There’s something so believable about these characters as a family who can simultaneously stare each other down as enemies and save each others’ lives. And that’s not limited to the tension with Crosshair. I found Omega’s foolhardy attempt to save AZ by herself completely believable because, as I mentioned last week, we’ve spent so much time with her in other situations with other characters. I know some fans grew tired of Omega always wanting to save everybody, but, to me, those other “side quests” gave the moment she shatters her own glass tube and swims deep into the ocean (for a droid who seemed perfectly happy to “prioritize” her safety over his) so much more heft. She’s not just doing it because that’s a thing that heroes often do in ocean escape situations; she’s doing it because it’s a pillar of her character. (Ok, I’m climbing down from my filler discourse soap box again.)

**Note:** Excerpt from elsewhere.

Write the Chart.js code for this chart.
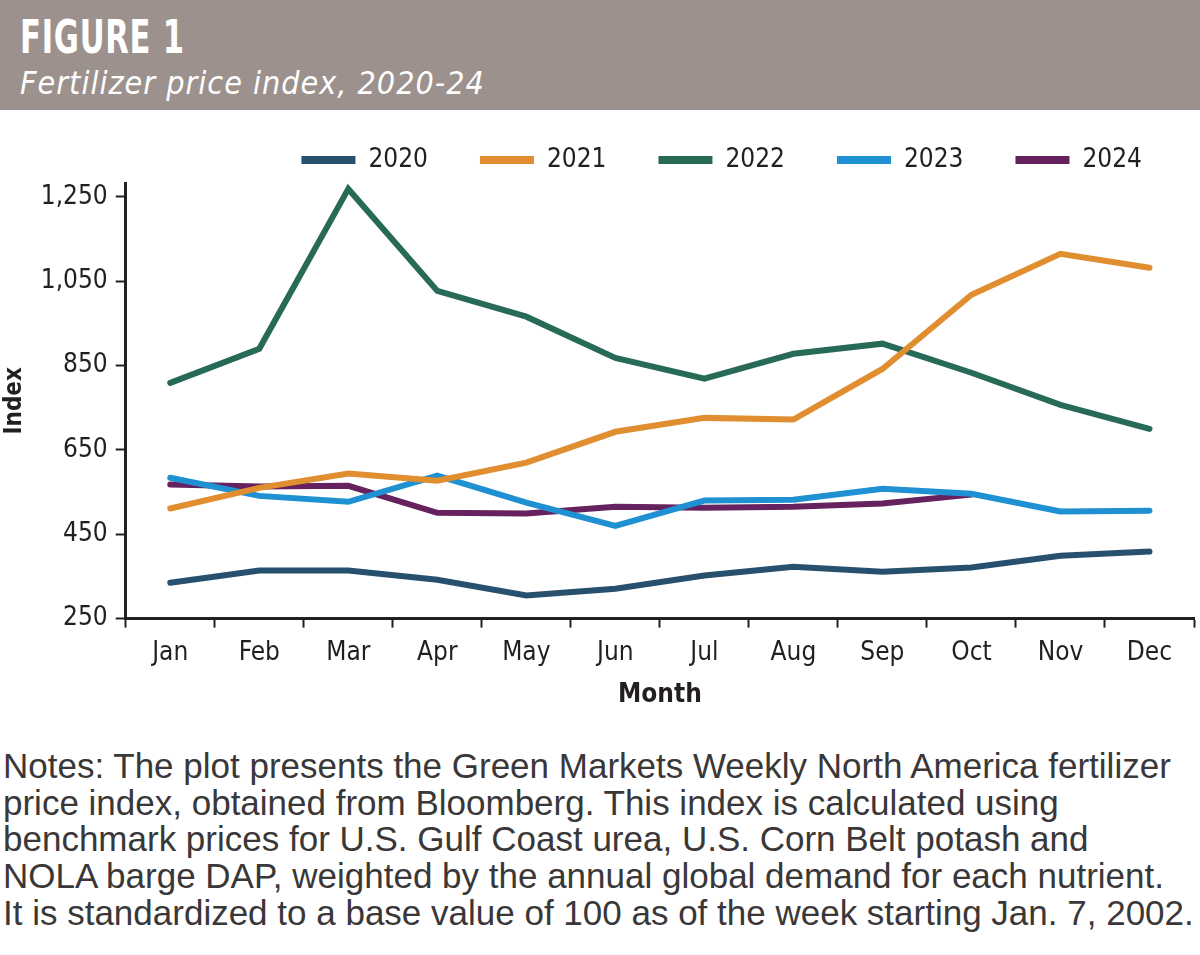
<!DOCTYPE html>
<html>
<head>
<meta charset="utf-8">
<script src="https://cdn.jsdelivr.net/npm/chart.js@4.4.1/dist/chart.umd.min.js"></script>
<style>
  html, body { margin: 0; padding: 0; background: #fff; }
  body { width: 1200px; height: 955px; position: relative; overflow: hidden; }
  .header { position: absolute; left: 0; top: 0; width: 1200px; height: 110px; background: #9c918d; color: #fff; }
  .header h1 { position: absolute; left: 20px; top: 10px; margin: 0; font: bold 46px "DejaVu Sans Condensed", sans-serif; letter-spacing: 1px; transform: scaleX(0.74); transform-origin: left top; }
  .header h2 { position: absolute; left: 20px; top: 64px; margin: 0; font: italic 32px "DejaVu Sans Condensed", sans-serif; font-weight: normal; letter-spacing: 1px; }
  .chart-wrap { position: absolute; left: 0; top: 85px; width: 1200px; height: 632px; }
  .notes { position: absolute; left: 3px; top: 748px; width: 1200px; margin: 0; font: 35px "Liberation Sans", Arial, sans-serif; line-height: 36.7px; color: #3a3738; white-space: nowrap; }
</style>
</head>
<body>
<div class="header">
  <h1>FIGURE 1</h1>
  <h2>Fertilizer price index, 2020-24</h2>
</div>
<div class="chart-wrap"><canvas id="chart"></canvas></div>
<p class="notes">Notes: The plot presents the Green Markets Weekly North America fertilizer<br>price index, obtained from Bloomberg. This index is calculated using<br>benchmark prices for U.S. Gulf Coast urea, U.S. Corn Belt potash and<br>NOLA barge DAP, weighted by the annual global demand for each nutrient.<br>It is standardized to a base value of 100 as of the week starting Jan. 7, 2002.</p>
<script>
const MONTHS = ["Jan", "Feb", "Mar", "Apr", "May", "Jun", "Jul", "Aug", "Sep", "Oct", "Nov", "Dec"];
const Y_TICKS = [250, 450, 650, 850, 1050, 1250];

const IDX_2020 = [335, 364, 364, 342, 305, 321, 352, 373, 361, 371, 399, 409];
const IDX_2021 = [511, 560, 594, 577, 620, 693, 726, 722, 842, 1018, 1115, 1082];
const IDX_2022 = [809, 890, 1269, 1027, 966, 868, 819, 878, 902, 833, 757, 700];
const IDX_2023 = [584, 541, 527, 589, 525, 470, 530, 532, 558, 546, 504, 506];
const IDX_2024 = [568, 563, 565, 501, 499, 515, 513, 515, 523, 544, null, null];

const SERIES = [
  { label: "2020", data: IDX_2020, color: "#27506f" },
  { label: "2021", data: IDX_2021, color: "#e08e2f" },
  { label: "2022", data: IDX_2022, color: "#286a58" },
  { label: "2023", data: IDX_2023, color: "#1f90d1" },
  { label: "2024", data: IDX_2024, color: "#66225e" },
];

const INK = "#231f20";
const NARROW = "'DejaVu Sans Condensed', sans-serif";

new Chart(document.getElementById("chart"), {
  type: "line",
  data: {
    labels: MONTHS,
    datasets: SERIES.map(s => ({
      label: s.label,
      data: s.data,
      borderColor: s.color,
      backgroundColor: s.color,
      borderWidth: 6,
      pointRadius: 0,
      tension: 0,
      spanGaps: false,
      borderCapStyle: "round",
      borderJoinStyle: "miter",
    })),
  },
  options: {
    responsive: true,
    maintainAspectRatio: false,
    animation: false,
    layout: { padding: { top: 10, right: 6, bottom: 6, left: 0 } },
    plugins: {
      legend: {
        position: "top",
        align: "end",
        labels: {
          boxWidth: 54,
          boxHeight: 8,
          padding: 52,
          color: INK,
          font: { family: NARROW, size: 26 },
          generateLabels: chart => Chart.defaults.plugins.legend.labels.generateLabels(chart)
            .map(item => ({ ...item, lineWidth: 0 })),
        },
      },
      tooltip: { enabled: false },
    },
    scales: {
      x: {
        offset: true,
        grid: { display: true, drawOnChartArea: false, offset: true, tickLength: 9, tickWidth: 2, tickColor: INK },
        border: { display: true, color: INK, width: 3 },
        ticks: { color: INK, font: { family: NARROW, size: 26 }, padding: 10, maxRotation: 0 },
        title: { display: true, text: "Month", color: INK, font: { family: NARROW, size: 26, weight: "bold" }, padding: { top: 1, bottom: 0 } },
      },
      y: {
        min: 250,
        max: 1283,
        afterBuildTicks: axis => { axis.ticks = Y_TICKS.map(v => ({ value: v })); },
        grid: { display: true, drawOnChartArea: false, tickLength: 10, tickWidth: 2, tickColor: INK },
        border: { display: true, color: INK, width: 3 },
        ticks: { color: INK, font: { family: NARROW, size: 26 }, padding: 8, callback: v => v.toLocaleString("en-US") },
        title: { display: true, text: "Index", color: INK, font: { family: NARROW, size: 24, weight: "bold" }, padding: { top: 0, bottom: 4 } },
      },
    },
  },
});
</script>
</body>
</html>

My only quibble overall — and maybe I shouldn’t say quibble because the more I think about it, the more gaping a hole in this episode’s armor it seems — is that the few times when it might have made sense to convey new information, the episode repeated what we already knew. Omega talks about how Crosshair doesn’t have an inhibitor chip (even though he still cradled his head in pain….can we read into that at all?!) there’s kind of a rehashing of the arguments made in the previous episode, especially between Crosshair and Hunter. And AZ retells the story of the Bad Batch’s birth and tells them that Omega is actually older than the rest. I would have been fine with just a disaster film bottleneck episode — a pressure cooker that forces Crosshair and the rest of the Batch to work out their issues. But it just strikes me as odd that we got so many repeat points from the previous episode. Was Dave Filoni worried we hadn’t picked up what he was putting down?
Similarly, the big cliffhanger scene with Nala Se at the end just repeated what we already knew. Rampart saying she was of value to the Empire last week already implied that she would be involved in some kind of sinister experimentation.
On the other hand, seeing this new facility does cement my Grogu experimentation theory from last week. The uniform looks exactly the same as the one worn by Dr. Pershing in The Mandalorian. And the fact that we end with Nala Se’s indentured servitude means that the Empire dabbling in its own cloning isn’t just something that’s going to fade into the background. Nala Se and the empire’s new cloning program will feature prominently in Season 2. My only complaint? The scene would have been better as a post-credits stinger because it looks more to the future. (Oh wait, this isn’t a Marvel movie. I’ve been brainwashed! SEND HELP!) I felt distracted from the epic tragedy of the Bad Batch. And if this episode told us anything, it’s that this has been a story about these six characters above all else.
To think that this show took a group of side characters, added a completely new character in Omega, and made them all feel very dear and important is quite a narrative feat. I walk away from this first season a happy Star Wars fan, and can’t wait until the second season.